Non-lawyer ownership of legal firms across the European Union appears further away than ever following the latest development in a dispute involving a German practice. In a landmark decision, the Court of Justice of the European Union has ruled that national bans on investors owning stakes in legal practices do not breach EU free market laws. Safeguarding the independence of lawyers in the public interest trumps freedom of establishment, the court has effectively decided.

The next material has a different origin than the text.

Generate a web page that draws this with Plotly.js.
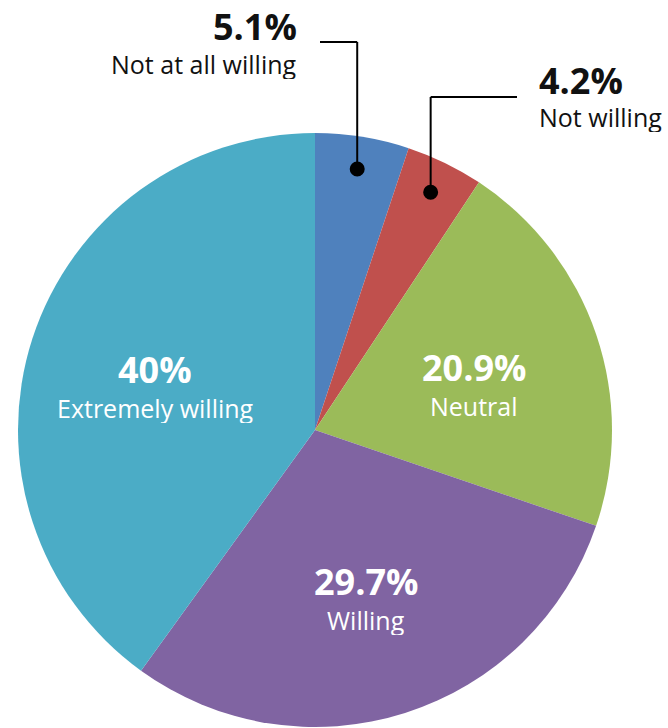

The plaintiff in the case is Halmer Rechtsanwaltsgesellschaft UG, a law firm founded by Dr Daniel Halmer. After receiving its licence to practise law from the Munich Bar Association (RAK) in 2020, the Halmer firm assigned 51 of its 100 shares to an Austrian limited liability company. The RAK, defendant in the case, then revoked the plaintiff’s licence to practise, because the Austrian LLC was not licensed to practise law either in Germany or in Austria and, under the German Federal Lawyers’ Act (BRAO), was not allowed to be a shareholder in a law firm as an investor.
Halmer UG challenged the constitutionality of Germany’s third-party ownership ban before the Bavarian Lawyers’ Court (BayAGH), as well as the ban’s compatibility with EU law. The BayAGH then asked the CJEU to review the German ban on third-party ownership.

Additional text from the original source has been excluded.